Visitors slowly begin to trickle back to tourist attractions in Wuhan


(Photo: CGTN)

Two and a half months of lockdown, most of which during the winter, means Wuhan residents are now eager to get out and enjoy the spring sunshine. Some of the tourist attractions in the city are open again, but may not see the foot traffic they're used to for some time.

CGTN visited Mulan Yunwu Mountain scenic spot, the largest natural park in suburban Wuhan, last Sunday. The bright and sunny weather brought in a number of local residents, though not as many as before. Nearly all visitors wore masks. Some also pulled their masks down to chin sometimes to breathe the fresh air.

We first met Xiao Nan's family. "It's a nice day to come out and relax. We've had to stay at home for so long that we really want to come outside with our kid," said Xiao.
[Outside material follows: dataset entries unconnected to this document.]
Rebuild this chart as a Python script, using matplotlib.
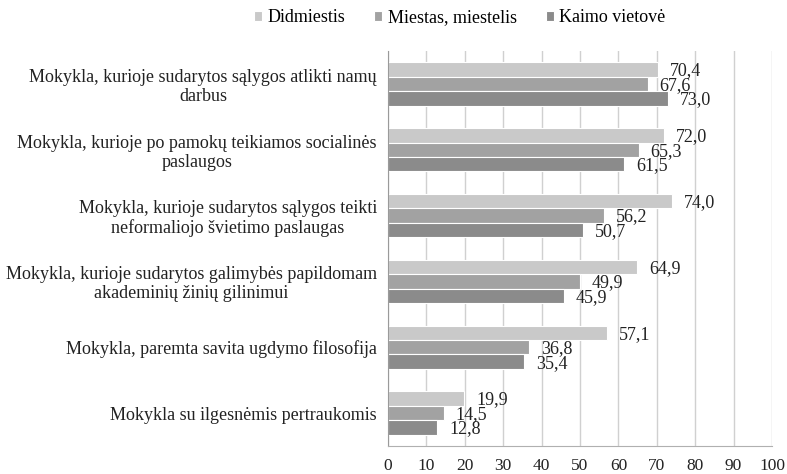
import matplotlib.pyplot as plt
import numpy as np

plt.rcParams['font.family'] = ['Liberation Serif', 'DejaVu Serif']

categories = [
    'Mokykla, kurioje sudarytos sąlygos atlikti namų\ndarbus',
    'Mokykla, kurioje po pamokų teikiamos socialinės\npaslaugos',
    'Mokykla, kurioje sudarytos sąlygos teikti\nneformaliojo švietimo paslaugas',
    'Mokykla, kurioje sudarytos galimybės papildomam\nakademinių žinių gilinimui',
    'Mokykla, paremta savita ugdymo filosofija',
    'Mokykla su ilgesnėmis pertraukomis',
]
series_names = ['Didmiestis', 'Miestas, miestelis', 'Kaimo vietovė']
didmiestis = [70.4, 72.0, 74.0, 64.9, 57.1, 19.9]
miestas = [67.6, 65.3, 56.2, 49.9, 36.8, 14.5]
kaimas = [73.0, 61.5, 50.7, 45.9, 35.4, 12.8]
colors = ['#c9c9c9', '#a2a2a2', '#8b8b8b']

fig = plt.figure(figsize=(7.87, 4.74), dpi=100)
ax = fig.add_axes([388 / 787, 1 - 446 / 474, 384 / 787, 395 / 474])

y = np.arange(len(categories))
h = 0.22
for i, (vals, name, c) in enumerate(zip([didmiestis, miestas, kaimas], series_names, colors)):
    pos = y + (i - 1) * h
    ax.barh(pos, vals, height=h, color=c, edgecolor='white', linewidth=0.8, label=name, zorder=2)
    for p, v in zip(pos, vals):
        ax.annotate(f'{v:.1f}'.replace('.', ','), (v, p), xytext=(8.5, -1),
                    textcoords='offset points', va='center', ha='left', fontsize=13, color='#222222')

ax.set_xlim(0, 100)
ax.set_xticks(range(0, 101, 10))
ax.set_ylim(len(categories) - 0.5, -0.5)
ax.set_yticks(y)
ax.set_yticklabels(categories, ha='right', multialignment='center', fontsize=13,
                   color='#222222', linespacing=1.15)
ax.tick_params(axis='y', length=0, pad=8)
ax.tick_params(axis='x', length=0, pad=9, labelsize=12.5, labelcolor='#222222')
ax.grid(axis='x', color='#d0d0d0', linewidth=1, zorder=0)
for s in ['top', 'right']:
    ax.spines[s].set_visible(False)
ax.spines['left'].set_color('#9a9a9a')
ax.spines['bottom'].set_color('#b0b0b0')

fig.legend(loc='upper center', bbox_to_anchor=(0.584, 1.015), ncol=3, frameon=False,
           fontsize=13, handlelength=0.45, handleheight=0.45, columnspacing=1.6, handletextpad=0.3)

fig.savefig('out.png', dpi=100)
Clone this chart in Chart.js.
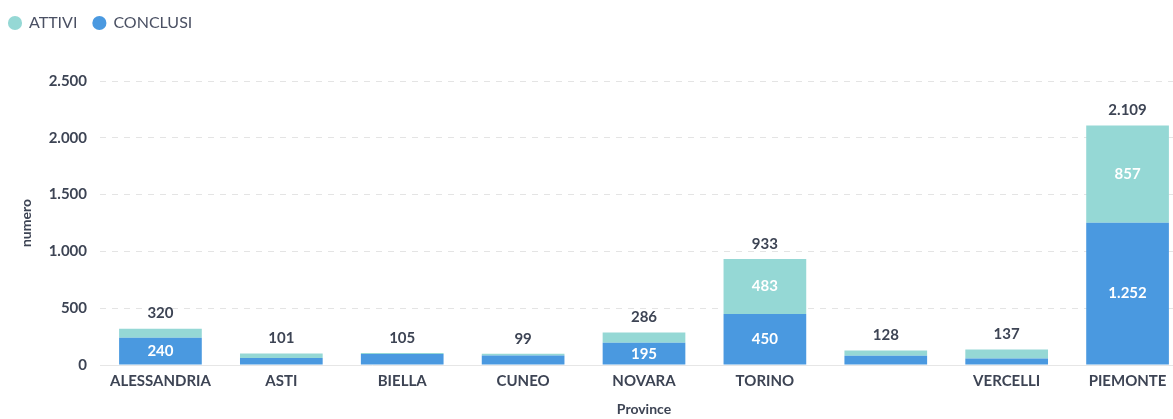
<!DOCTYPE html>
<html>
<head>
<meta charset="utf-8">
<script src="https://cdn.jsdelivr.net/npm/chart.js@4/dist/chart.umd.min.js"></script>
<style>
  html, body { margin: 0; padding: 0; background: #ffffff; overflow: hidden; }
  #wrap { width: 1188px; height: 419px; position: relative; }
</style>
</head>
<body>
<div id="wrap"><canvas id="c"></canvas></div>
<script>
const categories = ['ALESSANDRIA', 'ASTI', 'BIELLA', 'CUNEO', 'NOVARA', 'TORINO', 'VERBANO-CUSIO-OSSOLA', 'VERCELLI', 'PIEMONTE'];
const tickLabels = ['ALESSANDRIA', 'ASTI', 'BIELLA', 'CUNEO', 'NOVARA', 'TORINO', '', 'VERCELLI', 'PIEMONTE'];
const conclusi = [240, 62, 97, 84, 195, 450, 82, 58, 1252];
const attivi = [80, 39, 8, 15, 91, 483, 46, 79, 857];
const yTicks = [0, 500, 1000, 1500, 2000, 2500];

const TEXT = '#3d4454';
const FONT = 'Lato, "Open Sans", sans-serif';

function fmt(n) {
  return String(Math.round(n)).replace(/\B(?=(\d{3})+(?!\d))/g, '.');
}

const legendSpace = {
  id: 'legendSpace',
  beforeInit(chart) {
    const orig = chart.legend.fit;
    chart.legend.fit = function () {
      orig.call(this);
      this.height += 40;
    };
  }
};

const valueLabels = {
  id: 'valueLabels',
  afterDatasetsDraw(chart) {
    const ctx = chart.ctx;
    ctx.save();
    ctx.textAlign = 'center';
    ctx.textBaseline = 'middle';
    chart.data.datasets.forEach((ds, di) => {
      const meta = chart.getDatasetMeta(di);
      meta.data.forEach((bar, i) => {
        const h = Math.abs(bar.base - bar.y);
        if (h > 20) {
          ctx.fillStyle = '#ffffff';
          ctx.font = 'bold 15px ' + FONT;
          ctx.fillText(fmt(ds.data[i]), bar.x, (bar.y + bar.base) / 2);
        }
      });
    });
    const topMeta = chart.getDatasetMeta(chart.data.datasets.length - 1);
    topMeta.data.forEach((bar, i) => {
      const total = conclusi[i] + attivi[i];
      ctx.fillStyle = TEXT;
      ctx.font = 'bold 15px ' + FONT;
      ctx.fillText(fmt(total), bar.x, bar.y - 15);
    });
    ctx.restore();
  }
};

new Chart(document.getElementById('c'), {
  type: 'bar',
  data: {
    labels: categories,
    datasets: [
      { label: 'CONCLUSI', data: conclusi, backgroundColor: '#4a99e0', borderWidth: 0 },
      { label: 'ATTIVI', data: attivi, backgroundColor: '#95d8d5', borderWidth: 0 }
    ]
  },
  options: {
    responsive: true,
    maintainAspectRatio: false,
    animation: false,
    layout: { padding: { top: -1, left: -7, right: 0, bottom: 0 } },
    datasets: { bar: { categoryPercentage: 1.0, barPercentage: 0.684 } },
    plugins: {
      legend: {
        position: 'top',
        align: 'start',
        reverse: true,
        labels: {
          usePointStyle: true,
          pointStyle: 'circle',
          boxWidth: 12,
          boxHeight: 10,
          padding: 16,
          color: '#4a5063',
          font: { family: FONT, size: 16 }
        }
      },
      tooltip: { enabled: false }
    },
    scales: {
      x: {
        stacked: true,
        grid: { display: false, drawTicks: false },
        border: { display: true, color: '#e6e6e6', width: 1 },
        ticks: {
          padding: 7,
          color: TEXT,
          font: { family: FONT, size: 15, weight: 'bold' },
          maxRotation: 0,
          autoSkip: false,
          callback: (v, i) => tickLabels[i]
        },
        title: {
          display: true,
          text: 'Province',
          color: TEXT,
          font: { family: FONT, size: 14, weight: 'bold' },
          padding: { top: 0, bottom: 1 }
        },
        afterFit(scale) { scale.height = 54; }
      },
      y: {
        stacked: true,
        min: 0,
        max: 2500,
        afterBuildTicks(scale) { scale.ticks = yTicks.map(v => ({ value: v })); },
        grid: { color: '#e4e4e4', drawTicks: false, lineWidth: 1 },
        border: { display: false, dash: [6, 6] },
        ticks: {
          padding: 13,
          color: TEXT,
          font: { family: FONT, size: 15, weight: 'bold' },
          callback: v => fmt(v)
        },
        title: {
          display: true,
          text: 'numero',
          color: TEXT,
          font: { family: FONT, size: 14, weight: 'bold' },
          padding: { top: 25, bottom: 0 }
        },
        afterFit(scale) { scale.width = 107; }
      }
    }
  },
  plugins: [legendSpace, valueLabels]
});
</script>
</body>
</html>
He and his wife are both traditional Chinese medicine practitioners. He believes there's no need to be so anxious about the COVID-19 pandemic in the city. 
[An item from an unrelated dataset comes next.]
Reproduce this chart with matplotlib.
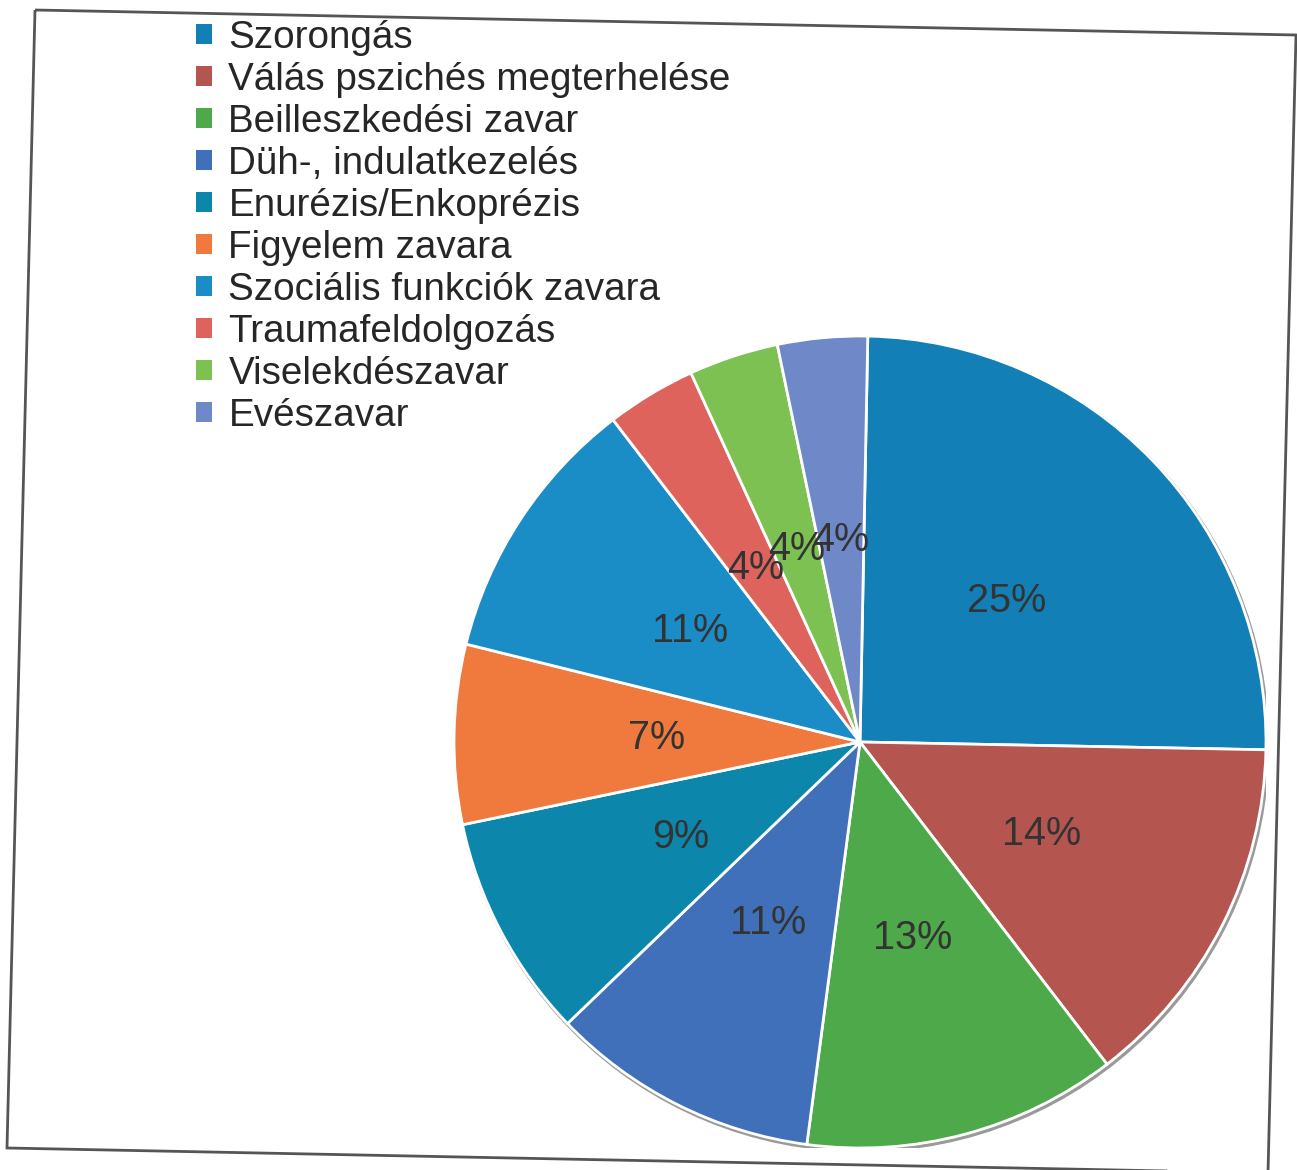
import matplotlib
matplotlib.use("Agg")
import math
import numpy as np
import matplotlib.pyplot as plt
from matplotlib.patches import Patch, Polygon, Circle

categories = [
    "Szorongás",
    "Válás pszichés megterhelése",
    "Beilleszkedési zavar",
    "Düh-, indulatkezelés",
    "Enurézis/Enkoprézis",
    "Figyelem zavara",
    "Szociális funkciók zavara",
    "Traumafeldolgozás",
    "Viselekdészavar",
    "Evészavar",
]
# counts (slice sizes: 25%, 14%, 13%, 11%, 9%, 7%, 11%, 4%, 4%, 4%)
counts = [14, 8, 7, 6, 5, 4, 6, 2, 2, 2]
colors = [
    "#1280b6", "#b5554f", "#4ea94a", "#4070ba", "#0c86aa",
    "#f07a3e", "#1a8cc6", "#df635d", "#7cc152", "#6f89c8",
]

total = sum(counts)
pct_labels = [f"{math.floor(100 * c / total + 0.5)}%" for c in counts]

W, H = 1297, 1170
fig = plt.figure(figsize=(W / 100, H / 100), dpi=100)
fig.patch.set_facecolor("white")

# outer frame (scanned, slightly rotated)
frame = Polygon([(35 / W, 1 - 10 / H), (1296 / W, 1 - 35 / H),
                 (1268 / W, 1 - 1173 / H), (7 / W, 1 - 1148 / H)],
                closed=True, fill=False, edgecolor="#555555", linewidth=2,
                transform=fig.transFigure)
fig.add_artist(frame)

cx, cy, r = 860, 742, 406
ax = fig.add_axes([(cx - r) / W, (H - cy - r) / H, 2 * r / W, 2 * r / H])
ax.add_patch(Circle((0.004, -0.006), 1.0, facecolor="none",
                    edgecolor="#9a9a9a", linewidth=2.5, zorder=0))
wedges, _ = ax.pie(counts, colors=colors, startangle=88.9, counterclock=False,
                   wedgeprops=dict(edgecolor="white", linewidth=2))
for w, lab in zip(wedges, pct_labels):
    ang = np.deg2rad((w.theta1 + w.theta2) / 2)
    ax.text(0.5 * np.cos(ang), 0.5 * np.sin(ang), lab, ha="center", va="center",
            fontsize=28.5, color="#333333", family=["Liberation Sans", "DejaVu Sans"])
ax.set_xlim(-1, 1)
ax.set_ylim(-1, 1)
ax.set_aspect("equal")
ax.axis("off")

handles = [Patch(facecolor=c, edgecolor="none") for c in colors]
leg = fig.legend(handles, categories, loc="upper left",
                 bbox_to_anchor=(196 / W, 1 - 20 / H), frameon=False,
                 prop=dict(family=["Liberation Sans", "DejaVu Sans"], size=27.8),
                 handlelength=0.42, handleheight=0.42, handletextpad=0.42,
                 labelspacing=0.155, borderpad=0, borderaxespad=0)
for t in leg.get_texts():
    t.set_color("#262626")

fig.savefig("out.png", dpi=100, facecolor="white")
"Now it's all in their minds. Many of my patients have been struggling with anxiety. I suggest they just come out and take it easy because the spread of virus is not as serious as before," he said.

Mulan Yunwu Mountain reopened on April 8, the day when the city's lockdown ended. The first week following the reopening saw few visitors, while the next several days saw more, especially on weekends.

We found many families happily enjoying picnics in the park as restaurants in and around the scenic spot remain closed.

However, some residents said they might still stay at home during the coming Labor Day holiday, which is just a couple of days away, over concerns of large crowds gathering in public places, especially at popular tourist destinations.

Zhou Fan was having fun in the park with her family. She told us the Labor Day holiday might see lots of people out there so she planned to stay at home.

Though the number of daily visitors here is gradually increasing, it's only about one-fifth of that over last year. And its turnover has also dropped by 80 percent.

Wang Lianjie, general manager of the scenic area, said the local government has offered many favorable policies to support businesses and they have been applying for the help. However, worries still linger.

"I'm not sure when the fear will subside in the hearts of tourists. People's willingness to travel determines whether our business is good or bad. I'm still a bit uncertain about the future," said Wang.